Значение нашего результата — доказательства более общего случая — трудно переоценить. Если полная энергия Вселенной положительна, она не может превышать малое значение и должна всегда оставаться где-то в окрестностях нуля. Если бы, с другой стороны, полная энергия Вселенной оказалась отрицательной, то нижнего предела у нее не было бы. Энергия могла бы падать и падать до бесконечности, и ничто не могло бы ее остановить. Это, в свою очередь, сделало бы Вселенную нестабильной, так что в конечном итоге она уже не могла бы сохранять целостность — по меньшей мере неприятная перспектива. Было бы преувеличением сказать, что мы с Шёном своим доказательством спасли Вселенную, но в какой-то мере наша работа успокоила ученых относительно ее судьбы. А в качестве второго крупного успеха геометрического анализа наше доказательство еще раз подтвердило, что этот метод может стать плодотворным направлением в математике. Более того, многие инструменты, разработанные нами при решении этой задачи, используются и по сей день; некоторые, возможно, даже считают, что эти инструменты не менее важны, чем само решение задачи.

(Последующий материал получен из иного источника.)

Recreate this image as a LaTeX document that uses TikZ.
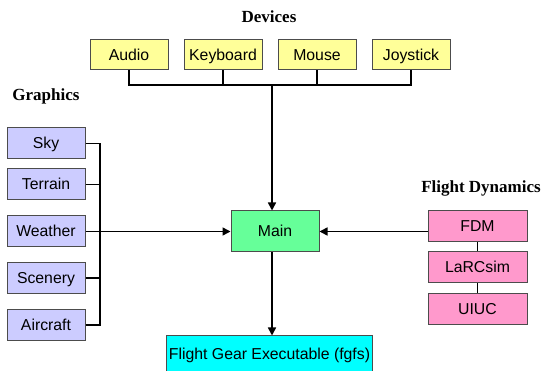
\documentclass[tikz,border=0pt]{standalone}
\usepackage{fontspec}
\setmainfont{Liberation Sans}
\newfontfamily\titlefont{Liberation Serif}
\usetikzlibrary{arrows.meta}
\definecolor{devyellow}{RGB}{255,255,153}
\definecolor{gfxblue}{RGB}{204,204,255}
\definecolor{maingreen}{RGB}{102,255,153}
\definecolor{fdmpink}{RGB}{255,153,204}
\definecolor{execyan}{RGB}{0,255,255}
\newcommand{\boxfont}{\fontsize{15.8}{18}\selectfont}
\newcommand{\headfont}{\titlefont\bfseries\fontsize{17}{20}\selectfont}
\tikzstyle{box} = [rectangle, inner xsep = 2pt, text height = 14pt, text depth = 3pt, text centered, draw = black!70, line width = 1pt, font = \boxfont]
\tikzstyle{dev} = [box, minimum width = 78pt, minimum height = 30pt, fill = devyellow]
\tikzstyle{gfx} = [box, minimum width = 78pt, minimum height = 31pt, fill = gfxblue]
\tikzstyle{fdmbox} = [box, minimum width = 99pt, minimum height = 31pt, fill = fdmpink]
\tikzstyle{head} = [font = \headfont]
\tikzstyle{link} = [line width = 1.6pt]
\tikzstyle{flow} = [line width = 1.6pt, -{Triangle[length = 8pt, width = 8pt]}]

\begin{document}
\begin{tikzpicture}[node distance = 94pt]
	\useasboundingbox (0,0) rectangle (541pt,-371pt);
	\clip (0,0) rectangle (541pt,-371pt);

	\node (devtitle)[head] at (269pt,-17pt) {Devices};
	\node (audio)[dev] at (129pt,-55pt) {Audio};
	\node (keyboard)[dev, right of = audio]{Keyboard};
	\node (mouse)[dev, right of = keyboard]{Mouse};
	\node (joystick)[dev, right of = mouse]{Joystick};

	\node (gfxtitle)[head] at (46pt,-96pt) {Graphics};
	\node (sky)[gfx] at (46pt,-143.5pt) {Sky};
	\node (terrain)[gfx, below of = sky, node distance = 41pt]{Terrain};
	\node (weather)[gfx, below of = terrain, node distance = 47pt]{Weather};
	\node (scenery)[gfx, below of = weather, node distance = 46.5pt]{Scenery};
	\node (aircraft)[gfx, below of = scenery, node distance = 47pt]{Aircraft};

	\node (main)[box, minimum width = 88pt, minimum height = 41pt, fill = maingreen] at (275pt,-231.5pt) {Main};
	\node (fgfs)[box, minimum width = 203pt, minimum height = 36pt, fill = execyan] at (269.5pt,-354pt) {Flight Gear Executable (fgfs)};

	\node (fdmtitle)[head] at (481pt,-188pt) {Flight Dynamics};
	\node (fdm)[fdmbox] at (477.5pt,-226.5pt) {FDM};
	\node (larcsim)[fdmbox, below of = fdm, node distance = 41pt]{LaRCsim};
	\node (uiuc)[fdmbox, below of = larcsim, node distance = 42pt]{UIUC};

	\coordinate (dbus) at (272pt,-85pt);
	\coordinate (gbus) at (100pt,-231.5pt);

	% devices
	\draw [link] (audio.south) |- (dbus);
	\draw [link] (joystick.south) |- (dbus);
	\draw [link] (keyboard.south) -- (keyboard.south |- dbus);
	\draw [link] (mouse.south) -- (mouse.south |- dbus);
	\draw [flow] (dbus) -- (dbus |- main.north);

	% graphics
	\draw [link] (sky.east) -| (gbus);
	\draw [link] (aircraft.east) -| (gbus);
	\draw [link] (terrain.east) -- (terrain.east -| gbus);
	\draw [link] (scenery.east) -- (scenery.east -| gbus);
	\draw [flow] (weather.east) -- (main.west);

	% flight dynamics
	\draw [flow] (fdm.west |- main.east) -- (main.east);
	\draw [link] (fdm.south) -- (larcsim.north);
	\draw [link] (larcsim.south) -- (uiuc.north);

	\draw [flow] (dbus |- main.south) -- (dbus |- fgfs.north);
\end{tikzpicture}
\end{document}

Тем не менее наши рассуждения, опубликованные в 1979 г., не получили особой поддержки среди физиков, возможно, потому, что им было трудно проверить наши нелинейные вычисления; то же, кстати говоря, можно сказать и о многих математиках. В числе значительного количества исследователей, которые просто не поверили в наше доказательство, был и физик из Университета Мэриленда Ху Бэйлок, который в свое время учился в той же школе в Гонконге, что и я, а позже возглавлял группу по изучению трудов Мао, в которой я участвовал во время работы в IAS. Ху, защитивший степень PhD под руководством физика Джона Уилера, одного из виднейших мировых специалистов по ОТО, прямо спросил меня: «Как вообще может математик доказать подобную вещь?» Тем не менее наше доказательство уже 40 лет остается неопровергнутым, а степень доверия к нам быстро выросла, когда Стивен Хокинг в конце августа 1978 г. предложил мне провести с ним дискуссию на эту тему в Кембриджском университете.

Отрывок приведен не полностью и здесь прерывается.